En clair, contrairement à ce qui s’est passé au Sénégal, l’agence de notation estime que l’élection n’aura pas de conséquences sur l’activité économique du pays.

Gestion des finances publiques: la Côte d’Ivoire remporte la partie (3-1)

Début 2024, Moody’s plaçait les deux pays ex æquo et leur attribuait la même note de crédit: Ba3. Un an plus tard, rien ne va plus pour le Sénégal. L’agence de notation a rétrogradé le pays de trois crans à B3, tandis que Yamoussoukro a vu sa note relevée à Ba2, accordant au pays l’un des meilleurs profils de crédit du continent.

« Ce relèvement reflète la résilience économique de la Côte d’Ivoire, soutenue par une diversification économique croissante, des niveaux de revenus en hausse et des perspectives économiques robustes », justifiait alors Moody’s. Dès l’an prochain, le déficit budgétaire du pays devrait même redescendre en dessous de 3 % du PIB. La dette s’est stabilisée à 58 % du PIB en 2024, avec une projection à 52,7 % d’ici à 2026.

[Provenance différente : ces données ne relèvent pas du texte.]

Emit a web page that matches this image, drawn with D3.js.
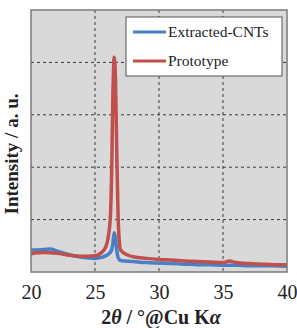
<!DOCTYPE html>
<html>
<head>
<meta charset="utf-8">
<script src="https://cdn.jsdelivr.net/npm/d3@7"></script>
<style>
  body { margin: 0; background: #fff; }
  svg { display: block; }
</style>
</head>
<body>
<div id="chart"></div>
<script>
// 2theta positions (deg) and intensities (a.u.)
const angleRed = [20, 21, 22, 23, 24, 25, 25.5, 25.8, 26.0, 26.2, 26.3, 26.4, 26.5, 26.6, 26.7, 26.8, 26.9, 27.0, 27.5, 28, 29, 30, 31, 32, 33, 34, 35, 35.5, 36, 37, 38, 39, 40];
const prototype = [0.35, 0.37, 0.36, 0.32, 0.30, 0.31, 0.37, 0.46, 0.62, 1.05, 1.9, 3.4, 4.1, 3.7, 2.3, 1.1, 0.58, 0.42, 0.33, 0.29, 0.26, 0.24, 0.23, 0.21, 0.20, 0.19, 0.18, 0.21, 0.18, 0.16, 0.15, 0.14, 0.14];

const angleBlue = [20, 21, 21.5, 22, 23, 24, 25, 25.5, 26, 26.3, 26.4, 26.5, 26.6, 26.7, 26.8, 27, 28, 29, 30, 31, 32, 33, 34, 35, 36, 37, 38, 39, 40];
const extracted = [0.42, 0.43, 0.44, 0.40, 0.33, 0.28, 0.26, 0.28, 0.33, 0.42, 0.55, 0.75, 0.65, 0.42, 0.28, 0.22, 0.20, 0.18, 0.17, 0.16, 0.15, 0.14, 0.14, 0.13, 0.13, 0.12, 0.12, 0.12, 0.11];

const xTicks = [20, 25, 30, 35, 40];
const yGrid = [1, 2, 3, 4];
const seriesNames = ["Extracted-CNTs", "Prototype"];
const seriesColors = ["#4a7fc4", "#c0504d"];

const serif = "Liberation Serif";

var W = 297, H = 328;
var margin = { top: 10, right: 10, bottom: 56, left: 31 },
    width = W - margin.left - margin.right,
    height = H - margin.top - margin.bottom;

var svg = d3.select("#chart").append("svg")
    .attr("width", W)
    .attr("height", H)
    .attr("font-family", serif);

var g = svg.append("g")
    .attr("transform", "translate(" + margin.left + "," + margin.top + ")");

var x = d3.scaleLinear().domain([20, 40]).range([0, width]);
var y = d3.scaleLinear().domain([0, 5]).range([height, 0]);

//Plot background
g.append("rect")
    .attr("width", width)
    .attr("height", height)
    .attr("fill", "#d9d9d9");

//Grid
g.selectAll(".vgrid")
    .data(xTicks.slice(1, -1))
    .enter().append("line")
    .attr("x1", d => x(d)).attr("x2", d => x(d))
    .attr("y1", 0).attr("y2", height)
    .attr("stroke", "#3a3a3a")
    .attr("stroke-width", 1)
    .attr("stroke-dasharray", "3,3");

g.selectAll(".hgrid")
    .data(yGrid)
    .enter().append("line")
    .attr("x1", 0).attr("x2", width)
    .attr("y1", d => y(d)).attr("y2", d => y(d))
    .attr("stroke", "#3a3a3a")
    .attr("stroke-width", 1)
    .attr("stroke-dasharray", "3,3");

//Lines
var line = d3.line()
    .x(d => x(d[0]))
    .y(d => y(d[1]))
    .curve(d3.curveMonotoneX);

g.append("path")
    .datum(d3.zip(angleBlue, extracted))
    .attr("fill", "none")
    .attr("stroke", seriesColors[0])
    .attr("stroke-width", 3.5)
    .attr("stroke-linejoin", "round")
    .attr("d", line);

g.append("path")
    .datum(d3.zip(angleRed, prototype))
    .attr("fill", "none")
    .attr("stroke", seriesColors[1])
    .attr("stroke-width", 3.5)
    .attr("stroke-linejoin", "round")
    .attr("d", line);

//Frame
g.append("rect")
    .attr("width", width)
    .attr("height", height)
    .attr("fill", "none")
    .attr("stroke", "#7a7a7a")
    .attr("stroke-width", 1.5);

//X axis labels
var xAxis = g.append("g")
    .attr("transform", "translate(0," + height + ")")
    .call(d3.axisBottom(x).tickValues(xTicks).tickSize(0).tickPadding(13).tickFormat(d3.format("d")));
xAxis.attr("font-family", serif).attr("font-size", 20);
xAxis.select(".domain").remove();
xAxis.selectAll("text")
    .attr("font-family", serif)
    .attr("font-size", 20)
    .attr("fill", "#222");

//X label
var xl = svg.append("text")
    .attr("x", margin.left + width / 2 + 2)
    .attr("y", 324)
    .attr("text-anchor", "middle")
    .attr("font-family", serif)
    .attr("font-size", 20)
    .attr("font-weight", "bold")
    .attr("fill", "#222");
xl.append("tspan").text("2");
xl.append("tspan").attr("font-style", "italic").text("θ");
xl.append("tspan").text(" / °@Cu K");
xl.append("tspan").attr("font-style", "italic").text("α");

//Y label
svg.append("text")
    .attr("transform", "translate(18,154) rotate(-90)")
    .attr("text-anchor", "middle")
    .attr("font-family", serif)
    .attr("font-size", 19)
    .attr("font-weight", "bold")
    .attr("fill", "#222")
    .text("Intensity / a. u.");

//Legend
var legend = svg.append("g").attr("transform", "translate(126,17)");
legend.append("rect")
    .attr("width", 156)
    .attr("height", 59)
    .attr("fill", "#fff")
    .attr("stroke", "#555")
    .attr("stroke-width", 1);

seriesNames.forEach(function (name, i) {
    var row = legend.append("g").attr("transform", "translate(0," + (15 + i * 29) + ")");
    row.append("line")
        .attr("x1", 7).attr("x2", 40)
        .attr("stroke", seriesColors[i])
        .attr("stroke-width", 3);
    row.append("text")
        .attr("x", 42)
        .attr("y", 5)
        .attr("font-family", serif)
        .attr("font-size", 15.5)
        .attr("fill", "#222")
        .text(name);
});
</script>
</body>
</html>
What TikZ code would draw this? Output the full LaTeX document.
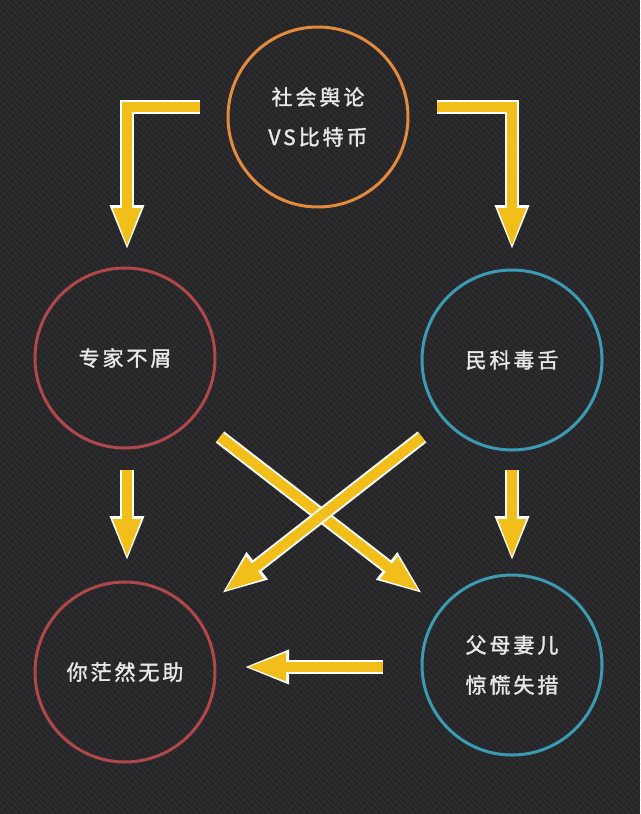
\documentclass[tikz,border=0pt]{standalone}
\usepackage{fontspec}
\setmainfont{Noto Sans CJK SC}
\usetikzlibrary{arrows.meta}
\definecolor{bg}{HTML}{262628}
\definecolor{bgline}{HTML}{3A3A3D}
\definecolor{ylw}{HTML}{F2BE1A}
\definecolor{org}{HTML}{E38A3C}
\definecolor{rd}{HTML}{B0474A}
\definecolor{tl}{HTML}{3A9BB2}
\definecolor{txt}{HTML}{E8E8E8}
\newcommand\yarr[1]{\draw[wline] #1;\draw[yline] #1;}
\newcommand\lbl[1]{\addfontfeature{LetterSpace=14,FakeBold=1.6}#1}
\begin{document}
\begin{tikzpicture}[x=1pt,y=-1pt,
  ring/.style={circle, draw, line width=3pt, minimum size=180pt, inner sep=0pt,
    text=txt, align=center, font=\fontsize{21pt}{40pt}\selectfont},
  wline/.style={draw=white, line width=14pt, line join=miter,
    -{Triangle[width=31pt,length=46pt]}},
  yline/.style={draw=ylw, line width=10pt, line join=miter, shorten >=3pt,
    -{Triangle[width=25pt,length=40pt]}}]
\useasboundingbox (0,0) rectangle (640,814);
\fill[bg] (0,0) rectangle (640,814);
\begin{scope}
\clip (0,0) rectangle (640,814);
\foreach \i in {-820,-814,...,640}
  \draw[bgline, line width=0.8pt, opacity=0.5] (\i,0) -- (\i+814,814);
\foreach \i in {0,9,...,1460}
  \draw[bgline, line width=0.6pt, opacity=0.35] (\i,0) -- (\i-814,814);
\end{scope}
% circles
\node[ring, draw=org] (top) at (318,117) {\lbl{社会舆论}\\\lbl{VS比特币}};
\node[ring, draw=rd] (zj) at (125,358) {\lbl{专家不屑}};
\node[ring, draw=tl] (mk) at (512,360) {\lbl{民科毒舌}};
\node[ring, draw=rd] (ni) at (125,672) {\lbl{你茫然无助}};
\node[ring, draw=tl] (fm) at (512,665) {\lbl{父母妻儿}\\\lbl{惊慌失措}};
% arrow end points
\coordinate (la1) at (200,107);
\coordinate (la2) at (127,251);
\coordinate (ra1) at (437,107);
\coordinate (ra2) at (512,251);
\coordinate (ld1) at (127,470);
\coordinate (ld2) at (127,562);
\coordinate (rd1) at (512,470);
\coordinate (rd2) at (512,562);
\coordinate (c1a) at (220,437);
\coordinate (c1b) at (423,594);
\coordinate (c2a) at (422,437);
\coordinate (c2b) at (221,594);
\coordinate (ha) at (383,667);
\coordinate (hb) at (243,667);
% arrows
\yarr{(la1) -| (la2)}
\yarr{(ra1) -| (ra2)}
\yarr{(ld1) -- (ld2)}
\yarr{(rd1) -- (rd2)}
\yarr{(c1a) -- (c1b)}
\yarr{(c2a) -- (c2b)}
\yarr{(ha) -- (hb)}
\end{tikzpicture}
\end{document}
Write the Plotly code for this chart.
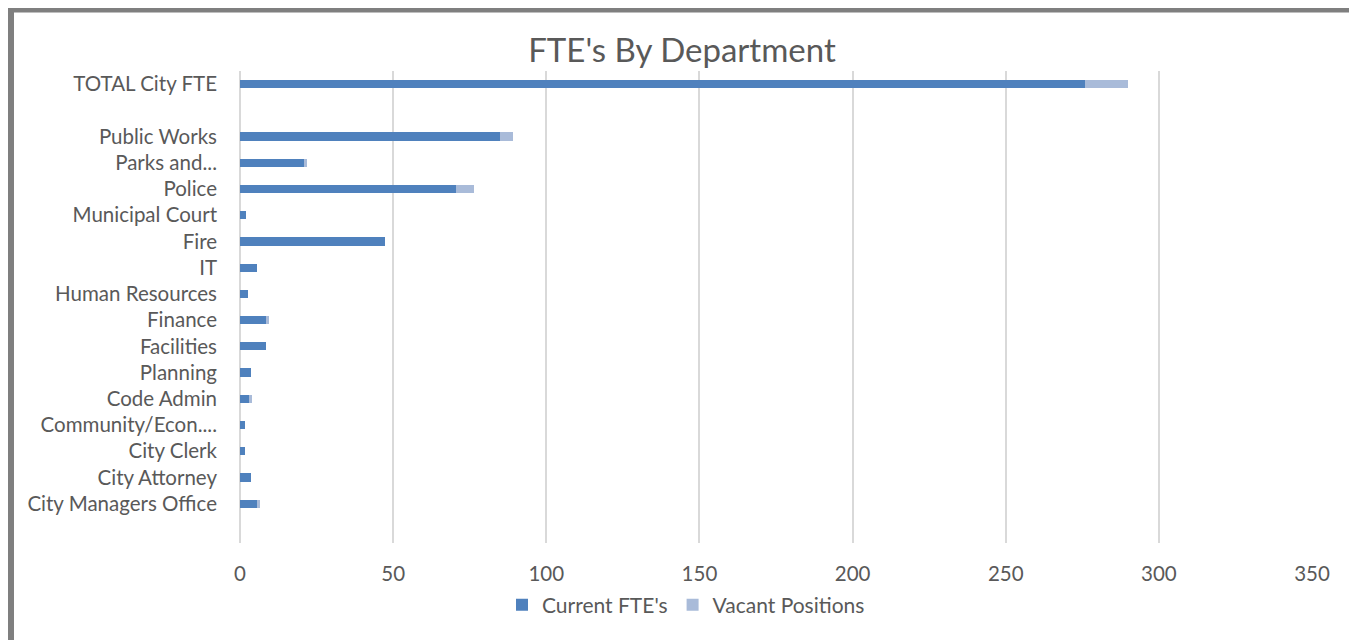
import plotly.graph_objects as go

# Departments, bottom to top as drawn (blank row separates the total)
departments = [
    "City Managers Office", "City Attorney", "City Clerk", "Community/Econ....",
    "Code Admin", "Planning", "Facilities", "Finance", "Human Resources", "IT",
    "Fire", "Municipal Court", "Police", "Parks and...", "Public Works", " ",
    "TOTAL City FTE",
]
current_fte = [5.5, 3.5, 1.5, 1.5, 3, 3.5, 8.5, 8.5, 2.5, 5.5,
               47.5, 2, 70.5, 21, 85, None, 276]
vacant_positions = [1, 0, 0, 0, 1, 0, 0, 1, 0, 0,
                    0, 0, 6, 1, 4, None, 14]
x_ticks = [0, 50, 100, 150, 200, 250, 300, 350]

# page has an 8px body margin, so figure coords = screen coords - 8
OFF = 8
W, H = 1357 - OFF, 640 - OFF
L, T = 240 - OFF, 71 - OFF
R, B = W - (1312 - OFF), H - (543 - OFF)
TXT = "#595959"
FONT = "Lato, 'Open Sans', sans-serif"


def px_x(p):
    return (p - OFF - L) / (W - L - R)


def px_y(p):
    return (H - B - (p - OFF)) / (H - T - B)


fig = go.Figure()
fig.add_trace(go.Bar(
    y=departments, x=current_fte, orientation="h", name="Current FTE's",
    marker=dict(color="#4f81bd", line=dict(width=0)), width=0.31,
))
fig.add_trace(go.Bar(
    y=departments, x=vacant_positions, orientation="h", name="Vacant Positions",
    marker=dict(color="#a9bbd9", line=dict(width=0)), width=0.31,
))

# outer grey frame of the chart area
fig.add_shape(
    type="rect", xref="paper", yref="paper",
    x0=px_x(9.5), x1=px_x(1354), y0=px_y(660), y1=px_y(8),
    line=dict(color="#7f7f7f", width=9), fillcolor="rgba(0,0,0,0)", layer="below",
)

fig.update_layout(
    barmode="stack",
    width=W, height=H,
    margin=dict(l=L, r=R, t=T, b=B),
    paper_bgcolor="white", plot_bgcolor="white",
    font=dict(family=FONT, color=TXT, size=20.5),
    title=dict(text="FTE's By Department", x=(682 - OFF) / W, xref="container",
               y=1 - (50 - OFF) / H, yref="container", xanchor="center", yanchor="middle",
               font=dict(size=33, color=TXT, family=FONT)),
    legend=dict(orientation="h", x=px_x(686), y=px_y(605), xanchor="center",
                yanchor="middle", font=dict(size=21, color=TXT), traceorder="normal",
                itemwidth=30),
    showlegend=True,
)
fig.update_xaxes(
    range=[0, 350], tickvals=x_ticks, showgrid=True, gridcolor="#d9d9d9",
    gridwidth=1.5, zeroline=True, zerolinecolor="#d9d9d9", zerolinewidth=1.5,
    showline=False, ticks="", ticklabelstandoff=16, tickfont=dict(size=20.5),
)
fig.update_yaxes(
    type="category", categoryorder="array", categoryarray=departments,
    range=[-1.5, 16.5], showgrid=False, ticks="", ticklabelstandoff=22,
    tickfont=dict(size=20.5), showline=False,
)

fig.write_html("out.html")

Pendant ce temps-là, au Sénégal, un audit des finances publiques a révélé une « dette cachée » de plus de sept milliards d’euros. À fin décembre 2024, selon le FMI, le déficit budgétaire s’est établi à 11,7 % du PIB tandis que la dette a atteint 105,7 % du PIB. D’ici à la fin de l’année 2025, la dette devrait même atteindre 114 % du PIB, ce qui fait du pays l’un des plus endettés du continent.

« Cette dégradation reflète la perte de confiance des investisseurs internationaux dans la capacité du Sénégal à honorer ses engagements financiers à moyen terme », expliquait récemment l’économiste Seydina Alioune Ndiaye à Jeune Afrique.

Au-delà des chiffres, la situation des finances publiques sénégalaises est un handicap sérieux pour le gouvernement et limite ses marges de manœuvre budgétaire pour les prochaines années. Dans la course à l’émergence, la Côte d’Ivoire a incontestablement pris une longueur d’avance.